23 March 1535: Sir William Skeffington captured Maynooth Castle on this day. He had been sent over from England the year before by Henry VIII to re- impose Royal rule upon the Irish and the Anglo-Irish Lords, specifically the family of the Earl of Kildare. He was faced with a military revolt by Lord Thomas Fitzgerald, the son of the Earl of Kildare the great Garrett ‘Oge’ Fitzgerald, who was held captive in the Tower of London.
Lord Thomas or ‘Silken Thomas’ was a rash and impetuous youth who badly misjudged his own power and abilities. On hearing [falsely] that his father had been executed he rose in revolt and attcked the English wherever he could find them. Through the power of his family’s name and the desire of the Catholics of Ireland to pre-empt the imposition of the English Reformation upon Ireland this led to a flush of initial success that rapidly petered out at the end of 1534.
Skeffington had remained inactive during the whole winter, gathering men and supplies. But in March 1535 he laid siege to the castle of Maynooth, the strongest of Fitzgerald's fortresses, which was defended by 100 men, mostly gunners.
Sir William Skeffington remained inactive during the whole winter. But in March 1535 he laid siege to the castle of Maynooth, the strongest of Fitzgerald's fortresses, which was defended by 100 men. After a siege of nine days, during which the castle was battered by artillery, then for the first time used in Ireland, he took it by storm, except the great keep; and the garrison who defended this, now reduced to thirty-seven men, seeing the case hopeless, surrendered, doubtless expecting mercy.
A Concise History of Ireland by P. W. Joyce
Though artillery had been played upon the walls the outer defenses were actually stormed through the use of treachery. The Constable of the Castle was one Christopher Paris who betrayed the entrance to the structure by rendering the men charged with the defense of the entrance either drunk or more probably he spiked their drinks to render them senseless. As the English flowed in they put most of the garrison to the sword. The attackers lost some seven dead to about sixty defenders so it looks like they caught them unawares in their slumbers. Only the great keep remained untaken and the survivors there [some 30 men] struck on terms that their lives would be spared if they would but come out and lay down their weapons.
In the aftermath Skeffington wrote to King Henry:
Their lives were preserved by appointment, until they should be presented to me, your deputy, and then to be ordered, as I and your council thought good. We thought it expedient to put them to execution as an example to others (Carew Papers). Local tradition holds that they were hanged from the central arch of the castle.

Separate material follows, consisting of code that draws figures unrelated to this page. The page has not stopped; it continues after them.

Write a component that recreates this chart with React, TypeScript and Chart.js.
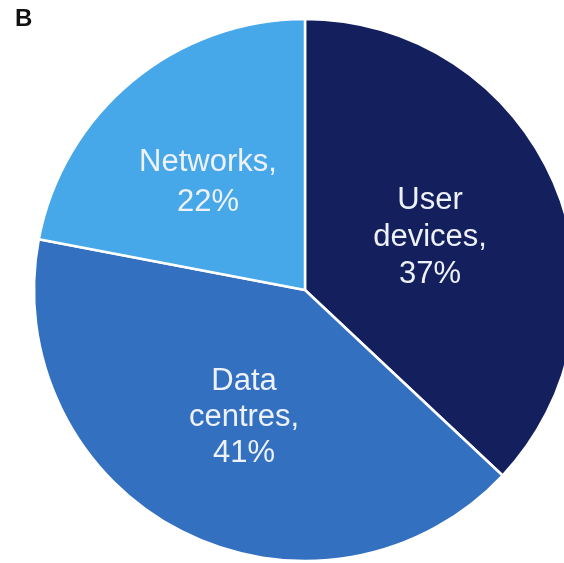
import React, { useEffect, useRef } from "react";
import { Chart, registerables } from "chart.js";

Chart.register(...registerables);

const categories = ["User devices", "Data centres", "Networks"];
const shares = [37, 41, 22];
const labelLines = [["User", "devices,", "37%"], ["Data", "centres,", "41%"], ["Networks,", "22%"]];
const colors = ["#14205E", "#3470C0", "#46A7E9"];
const panelLetter = "B";

const labelPlugin = {
  id: "sliceLabels",
  afterDatasetsDraw(chart: any, _args: any, opts: any) {
    const ctx = chart.ctx;
    const meta = chart.getDatasetMeta(0);
    ctx.save();
    ctx.fillStyle = "#EEF2F8";
    ctx.font = "31px 'Liberation Sans', Arial, sans-serif";
    ctx.textAlign = "center";
    ctx.textBaseline = "middle";
    meta.data.forEach((arc: any, i: number) => {
      const p = arc.getProps(["x", "y", "startAngle", "endAngle", "outerRadius"], true);
      const mid = (p.startAngle + p.endAngle) / 2 + opts.angleShift[i];
      const r = p.outerRadius * opts.fractions[i];
      const cx = p.x + Math.cos(mid) * r;
      const cy = p.y + Math.sin(mid) * r;
      const lines = labelLines[i];
      const lh = opts.lineHeights[i];
      lines.forEach((t, j) => {
        ctx.fillText(t, cx, cy + (j - (lines.length - 1) / 2) * lh);
      });
    });
    ctx.restore();
  },
  afterDraw(chart: any) {
    const ctx = chart.ctx;
    ctx.save();
    ctx.fillStyle = "#111";
    ctx.font = "bold 24px 'Liberation Sans', Arial, sans-serif";
    ctx.textAlign = "left";
    ctx.textBaseline = "alphabetic";
    ctx.fillText(panelLetter, 15, 26);
    ctx.restore();
  },
};

export default function App() {
  const ref = useRef<HTMLCanvasElement | null>(null);
  useEffect(() => {
    if (!ref.current) return;
    const chart = new Chart(ref.current, {
      type: "pie",
      data: {
        labels: categories,
        datasets: [
          {
            data: shares,
            backgroundColor: colors,
            borderColor: "#ffffff",
            borderWidth: 2.5,
            radius: 271,
          },
        ],
      },
      options: {
        animation: false,
        responsive: false,
        maintainAspectRatio: false,
        layout: { padding: 0 },
        plugins: {
          legend: { display: false },
          tooltip: { enabled: false },
          sliceLabels: {
            fractions: [0.5, 0.52, 0.535],
            angleShift: [0.014, -0.024, -0.042],
            lineHeights: [37, 36, 40],
          },
        } as any,
      },
      plugins: [labelPlugin],
    });
    return () => chart.destroy();
  }, []);
  return (
    <div
      style={{
        position: "fixed",
        left: 0,
        top: 0,
        width: 564,
        height: 563,
        overflow: "hidden",
        background: "#fff",
      }}
    >
      <canvas ref={ref} width={610} height={580} style={{ display: "block", width: 610, height: 580 }} />
    </div>
  );
}
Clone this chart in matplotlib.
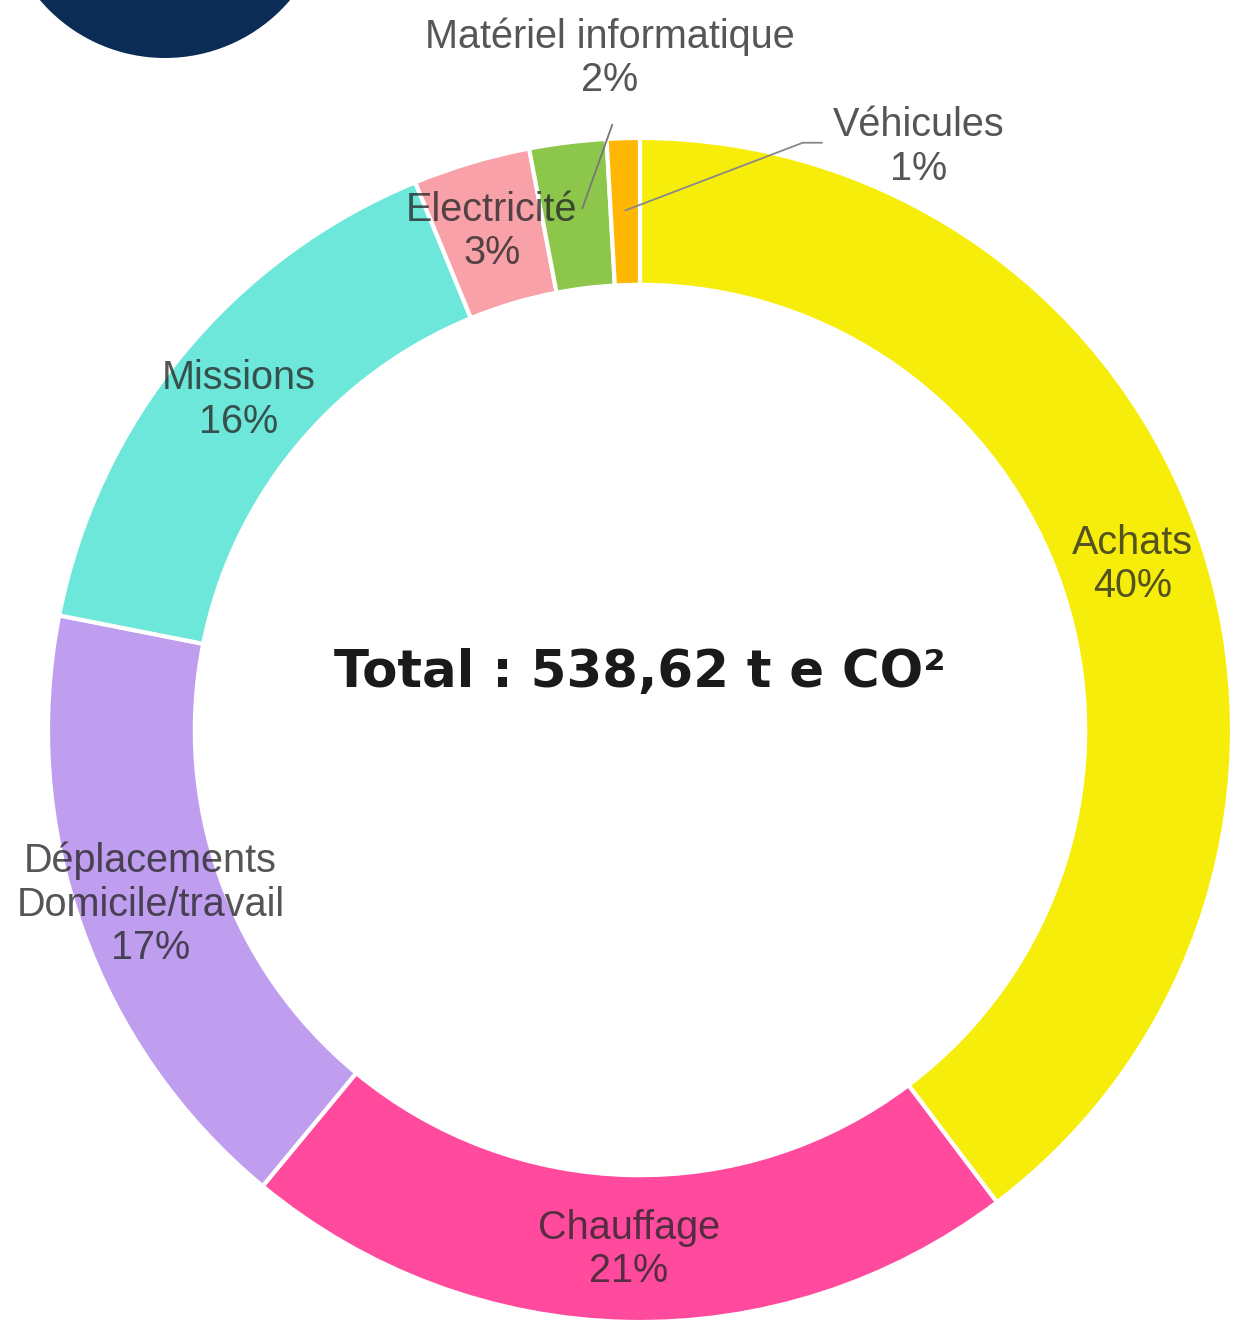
import numpy as np
import matplotlib.pyplot as plt
from matplotlib.patches import Circle

categories = ['Achats', 'Chauffage', 'Déplacements\nDomicile/travail', 'Missions',
              'Electricité', 'Matériel informatique', 'Véhicules']
shares = [39.7, 21.3, 17.1, 15.7, 3.2, 2.1, 0.9]
colors = ['#F6EE0A', '#FF4A9E', '#BF9DEF', '#6DE7DA', '#F8A1A9', '#8CC74C', '#FFB703']
total_text = 'Total : 538,62 t e CO²'

W, H = 1233, 1322
fig = plt.figure(figsize=(W / 100, H / 100), dpi=100)

# pie centre (640, 730) px, outer radius 592 px
cx, cy, R = 640, 730, 592
ax = fig.add_axes([(cx - R) / W, (H - cy - R) / H, 2 * R / W, 2 * R / H])
wedges, _ = ax.pie(shares, colors=colors, startangle=90, counterclock=False,
                   radius=1, wedgeprops=dict(width=0.248, edgecolor='white', linewidth=3))
ax.set_xlim(-1, 1)
ax.set_ylim(-1, 1)
ax.set_aspect('equal')
ax.axis('off')

txt_kw = dict(fontsize=28.5, color='#262626', alpha=0.78, ha='center', va='center',
              family='Liberation Sans', linespacing=1.18)

# mid angles (math convention, degrees)
cum = np.cumsum([0] + shares)
mids = 90 - 360 * (cum[:-1] + np.array(shares) / 2) / 100
r_lab = 0.878
for i, (cat, s) in enumerate(zip(categories, shares)):
    lab = f'{cat}\n{round(s)}%'
    a = np.deg2rad(mids[i])
    px, py = r_lab * np.cos(a), r_lab * np.sin(a)
    if cat == 'Matériel informatique':
        ax.text(-0.051, 1.135, lab, clip_on=False, **txt_kw)
        ax.plot([px + 0.01, -0.047], [py + 0.01, 1.022], color='#777777', lw=1.3, clip_on=False)
    elif cat == 'Véhicules':
        ax.text(0.47, 0.985, lab, clip_on=False, **txt_kw)
        ax.plot([px, 0.275, 0.307], [py, 0.992, 0.992], color='#888888', lw=1.3, clip_on=False)
    else:
        ax.text(px, py, lab, **txt_kw)

ax.text(0, (cy - 673) / R, total_text, fontsize=37, fontweight='bold', color='#1a1a1a',
        ha='center', va='center', family='DejaVu Sans')

# cropped logo in the top-left corner
logo = Circle((1.65, (H + 106) / 100), 1.64, transform=fig.dpi_scale_trans,
              facecolor='#0B2D55', edgecolor='none')
fig.patches.append(logo)

fig.savefig('out.png', dpi=100, facecolor='white')
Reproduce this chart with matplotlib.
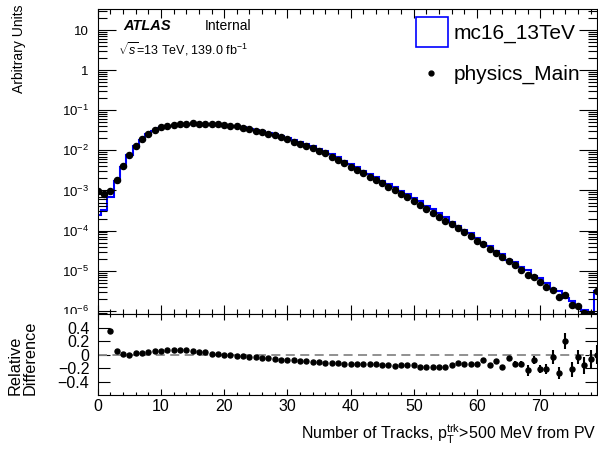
import numpy as np
import matplotlib
matplotlib.use("Agg")
import matplotlib.pyplot as plt
from matplotlib.patches import Rectangle
from matplotlib.ticker import FixedLocator, MultipleLocator, FuncFormatter, LogLocator, NullFormatter

plt.rcParams["font.family"] = ["Liberation Sans", "DejaVu Sans"]
plt.rcParams["mathtext.fontset"] = "custom"
plt.rcParams["mathtext.rm"] = "Liberation Sans"
plt.rcParams["mathtext.it"] = "Liberation Sans:italic"
plt.rcParams["mathtext.bf"] = "Liberation Sans:bold"
plt.rcParams["axes.linewidth"] = 0.8

# ── DATA ─────────────────────────────────────────────────────────────────────
n_tracks = np.arange(80)

data_main = [
    9.5e-4, 8.1e-4, 9.5e-4, 1.84e-3, 4.0e-3, 7.6e-3, 1.30e-2, 1.90e-2, 2.58e-2, 3.2e-2,
    3.8e-2, 4.17e-2, 4.4e-2, 4.57e-2, 4.67e-2, 4.75e-2, 4.67e-2, 4.58e-2, 4.5e-2, 4.42e-2,
    4.25e-2, 4.09e-2, 3.94e-2, 3.65e-2, 3.39e-2, 3.13e-2, 2.85e-2, 2.59e-2, 2.35e-2, 2.10e-2,
    1.87e-2, 1.65e-2, 1.46e-2, 1.29e-2, 1.12e-2, 9.8e-3, 8.5e-3, 7.0e-3, 5.8e-3, 4.8e-3,
    3.95e-3, 3.25e-3, 2.7e-3, 2.22e-3, 1.82e-3, 1.5e-3, 1.24e-3, 1.03e-3, 8.4e-4, 6.8e-4,
    5.5e-4, 4.4e-4, 3.43e-4, 2.78e-4, 2.21e-4, 1.76e-4, 1.43e-4, 1.13e-4, 9.0e-5, 7.3e-5,
    5.6e-5, 4.5e-5, 3.53e-5, 2.75e-5, 2.19e-5, 1.78e-5, 1.41e-5, 1.06e-5, 7.8e-6, 6.8e-6,
    5.1e-6, 3.9e-6, 3.37e-6, 2.2e-6, 2.5e-6, 1.37e-6, 1.29e-6, 8.8e-7, 8.5e-7, 3.2e-6,
]

mc16 = [
    2.5e-4, 3.2e-4, 7.0e-4, 1.75e-3, 3.94e-3, 7.6e-3, 1.27e-2, 1.85e-2, 2.49e-2, 3.05e-2,
    3.6e-2, 3.93e-2, 4.13e-2, 4.29e-2, 4.41e-2, 4.52e-2, 4.49e-2, 4.45e-2, 4.43e-2, 4.38e-2,
    4.25e-2, 4.13e-2, 4.0e-2, 3.72e-2, 3.49e-2, 3.24e-2, 2.98e-2, 2.74e-2, 2.51e-2, 2.27e-2,
    2.03e-2, 1.80e-2, 1.61e-2, 1.43e-2, 1.26e-2, 1.11e-2, 9.66e-3, 8.0e-3, 6.67e-3, 5.55e-3,
    4.57e-3, 3.76e-3, 3.14e-3, 2.6e-3, 2.13e-3, 1.76e-3, 1.47e-3, 1.23e-3, 9.94e-4, 8.1e-4,
    6.47e-4, 5.4e-4, 4.18e-4, 3.39e-4, 2.71e-4, 2.17e-4, 1.68e-4, 1.28e-4, 1.05e-4, 8.54e-5,
    6.47e-5, 4.92e-5, 4.15e-5, 3.06e-5, 2.67e-5, 1.87e-5, 1.63e-5, 1.23e-5, 1.02e-5, 7.43e-6,
    6.54e-6, 4.94e-6, 3.49e-6, 3.03e-6, 2.08e-6, 1.76e-6, 1.34e-6, 1.05e-6, 9.1e-7, 3.2e-6,
]

rel_diff = [
    2.8, 1.5, 0.355, 0.05, 0.015, 0.0, 0.02, 0.025, 0.035, 0.05,
    0.055, 0.06, 0.065, 0.065, 0.06, 0.05, 0.04, 0.03, 0.015, 0.01,
    0.0, -0.01, -0.015, -0.02, -0.03, -0.035, -0.045, -0.055, -0.065, -0.075,
    -0.08, -0.085, -0.095, -0.1, -0.11, -0.115, -0.12, -0.125, -0.13, -0.135,
    -0.135, -0.135, -0.14, -0.145, -0.145, -0.15, -0.155, -0.165, -0.155, -0.16,
    -0.15, -0.185, -0.18, -0.18, -0.185, -0.19, -0.15, -0.12, -0.145, -0.145,
    -0.135, -0.085, -0.15, -0.1, -0.18, -0.05, -0.135, -0.135, -0.235, -0.085,
    -0.22, -0.21, -0.035, -0.275, 0.2, -0.22, -0.035, -0.16, -0.07, 0.0,
]

rel_diff_err = [
    0.5, 0.4, 0.03, 0.01, 0.01, 0.01, 0.01, 0.01, 0.01, 0.01,
    0.01, 0.01, 0.01, 0.01, 0.01, 0.01, 0.01, 0.01, 0.01, 0.01,
    0.01, 0.01, 0.01, 0.01, 0.01, 0.01, 0.01, 0.01, 0.01, 0.01,
    0.01, 0.01, 0.01, 0.01, 0.01, 0.01, 0.01, 0.01, 0.01, 0.01,
    0.01, 0.01, 0.01, 0.01, 0.01, 0.01, 0.01, 0.01, 0.01, 0.01,
    0.012, 0.012, 0.012, 0.012, 0.015, 0.015, 0.015, 0.015, 0.018, 0.018,
    0.02, 0.02, 0.025, 0.025, 0.03, 0.03, 0.045, 0.045, 0.085, 0.06,
    0.06, 0.075, 0.1, 0.09, 0.12, 0.11, 0.1, 0.13, 0.13, 0.14,
]

bin_edges = np.arange(-0.5, 80.5, 1.0)

# ── FIGURE ───────────────────────────────────────────────────────────────────
fig = plt.figure(figsize=(5.98, 4.53), dpi=100)
ax = fig.add_axes([0.1635, 0.3068, 0.8349, 0.6727], zorder=0)
rax = fig.add_axes([0.1635, 0.128, 0.8349, 0.1788], zorder=2)

# white backing for the lower pad, hides the overhanging 10^-6 label
fig.add_artist(Rectangle((0, 0), 1, 0.3068, transform=fig.transFigure,
                         facecolor="white", edgecolor="none", zorder=1))

# main panel
ax.stairs(mc16, bin_edges, color="#0000ff", linewidth=1.5)
ax.plot(n_tracks, data_main, "o", color="black", markersize=4.4)

ax.set_yscale("log")
ax.set_xlim(0, 79)
ax.set_ylim(8.3e-7, 33)
ax.xaxis.set_major_locator(MultipleLocator(10))
ax.xaxis.set_minor_locator(MultipleLocator(2))
ax.xaxis.set_major_formatter(NullFormatter())
ax.yaxis.set_major_locator(LogLocator(base=10, numticks=20))
ax.yaxis.set_minor_locator(LogLocator(base=10, subs=np.arange(2, 10), numticks=20))
ax.yaxis.set_minor_formatter(NullFormatter())


def log_label(v, pos):
    e = int(round(np.log10(v)))
    if e == 0:
        return "1"
    if e == 1:
        return "10"
    return r"$10^{%d}$" % e


ax.yaxis.set_major_formatter(FuncFormatter(log_label))
ax.tick_params(which="both", direction="in", top=True, right=True)
ax.tick_params(axis="y", which="major", length=13, width=0.8, labelsize=9.5, pad=6.5)
ax.tick_params(axis="y", which="minor", length=6.5, width=0.8)
ax.tick_params(axis="x", which="major", length=6.5, width=0.8)
ax.tick_params(axis="x", which="minor", length=3.5, width=0.8)

# legend entries
ax.add_patch(Rectangle((0.637, 0.875), 0.064, 0.099, transform=ax.transAxes,
                       facecolor="none", edgecolor="#0000ff", linewidth=1.2))
ax.text(0.713, 0.921, "mc16_13TeV", transform=ax.transAxes, fontsize=15,
        ha="left", va="center")
ax.plot([0.668], [0.792], "o", color="black", markersize=3.5,
        transform=ax.transAxes, clip_on=False)
ax.text(0.713, 0.787, "physics_Main", transform=ax.transAxes, fontsize=15,
        ha="left", va="center")

# ATLAS label
fig.text(0.206, 0.934, "ATLAS", fontsize=10.5, fontweight="bold", fontstyle="italic")
fig.text(0.343, 0.934, "Internal", fontsize=10)
fig.text(0.198, 0.879, r"$\sqrt{s}$=13 TeV, 139.0 fb$^{-1}$", fontsize=9)

fig.text(0.02, 0.99, "Arbitrary Units", rotation=90, ha="left", va="top", fontsize=10)

# ratio panel
rax.axhline(0, color="#888888", linestyle=(0, (5, 3)), linewidth=1.3)
rax.errorbar(n_tracks, rel_diff, yerr=rel_diff_err, fmt="o", color="black",
             markersize=3.6, elinewidth=1.5, capsize=0)
rax.set_xlim(0, 79)
rax.set_ylim(-0.6, 0.6)
rax.xaxis.set_major_locator(MultipleLocator(10))
rax.xaxis.set_minor_locator(MultipleLocator(2))
rax.yaxis.set_major_locator(FixedLocator([-0.4, -0.2, 0, 0.2, 0.4]))
rax.yaxis.set_major_formatter(FuncFormatter(lambda v, p: f"{v:g}".replace("-", "\u2212")))
rax.tick_params(which="both", direction="in", top=True, right=True)
rax.tick_params(axis="y", which="major", length=8.5, width=0.8, labelsize=11.5, pad=6)
rax.tick_params(axis="x", which="major", length=4, width=0.8, labelsize=11.5, pad=3)
rax.tick_params(axis="x", which="minor", length=2, width=0.8)

fig.text(0.012, 0.128, "Relative\nDifference", rotation=90, ha="left", va="bottom",
         multialignment="left", fontsize=11.7, linespacing=1.05)

fig.text(0.997, 0.029, r"Number of Tracks, p$_{\mathrm{T}}^{\mathrm{trk}}$>500 MeV from PV",
         ha="right", va="baseline", fontsize=11.5)

fig.savefig("out.png", dpi=100)
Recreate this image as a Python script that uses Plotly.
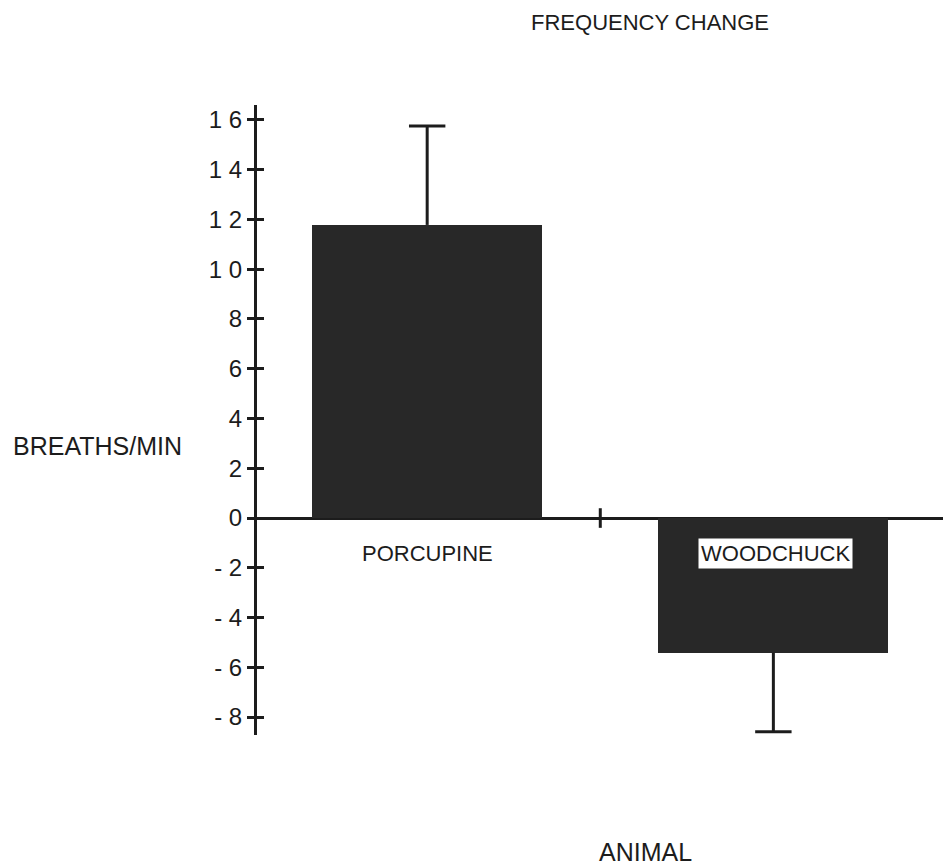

The Neighbourhood of Dublin By Weston St. John Joyce
However the Lord Deputy’s ruthlessness backfired on his successors, as his actions only made future defenders more wary of such capitulations and ‘the Pardon of Maynooth’ became a byword for treachery amongst the Irish.
As for the man who betrayed his foster brother’s Castle he made it out alive but was seized and brought before the Lord Deputy:
Murder and foul treachery was done by his own gallowglas and trusted constable on the son of the Earl of Kildare and his town, namely, Magh-nuadhad, was sold and betrayed by him to the Saxons, whilst the warders of the town were asleep and the majority of the warders were slain in their sleep and five, or six, clerics and priests were slain there. And, when they went into possession of the town, they brought that man who betrayed the town to them, into the presence of the Deputy of the king. And it was asked of him how long he could hold the town, if he had not betrayed it. And he said that he could hold it to the end of a year.
Skeffington was not impressed with this man who was not only a Rebel in his eyes but a traitor to his own side as well. He had him put to death and his body chopped to pieces.
And this is the sentence that was passed upon him,—everything that was promised to him, to give it to his father, for he did not treachery or deception, and the man that did the deceit and the foul treachery on his lord, to be put to death, on the plea that he would do more of that misdeed upon them, or on someone else. And four quarters were made of him. And woe is he that would do treachery, or parricide, or deception, to doom, as God deigned to have that deception issue, like that. And benison to the man that passed that sentence.